Our beloved lavender fields produce a fragrant bounty that, after being harvested by hand, makes its way to Jamie Lord, the Lead Distiller who is the source of essential oil and hydrosol production. Jamie has been at the helm of distillation for many years and has been instrumental in the development of recipes that span soaps, body products, cocktail ingredients and more.
A dedicated herbalist, her interests and education lead her in the quest for knowledge and experience. Jamie understands the quality and potential of many botanicals grown on the Los Poblanos farm, and creates scent and flavor profiles that can be found in both culinary and product offerings. Her work infuses many guest experiences with the essence of our gardens, and connects visitors to our agricultural mission.
Lara Lovell loves all things honeybee, and as the Lead Beekeeper, she hovers over the hives like a doting mother, caring for her brood season after season.
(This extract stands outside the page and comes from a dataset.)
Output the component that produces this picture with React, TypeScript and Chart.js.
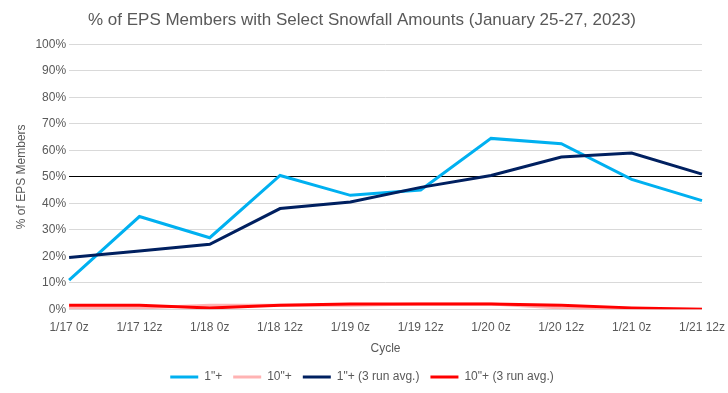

Bee populations around the world are seriously threatened by a wide variety of factors, and Lara is there, observing, documenting, researching and applying her accumulated knowledge to help our hives in these trying times.
A beekeeper for almost ten years, Lara has experience with several methods of beekeeping and hive styles. Langstroth and Top Bar have been the most commonly used hives in the United States, but Lara has introduced the AZ Hive, also known as the Slovenian Hive or Slovenian Bee House. This style was developed in an environment similar to our high desert climate, with wide temperature fluctuations, strong spring winds and dry summers. Lara communicates regularly with other local beekeepers, and is working with New Mexico State University to monitor apiary health including hive temperature, humidity and general health to help us establish organic integrated pest management practices. An artist and educator, Lara is determined to bring bee awareness to the community.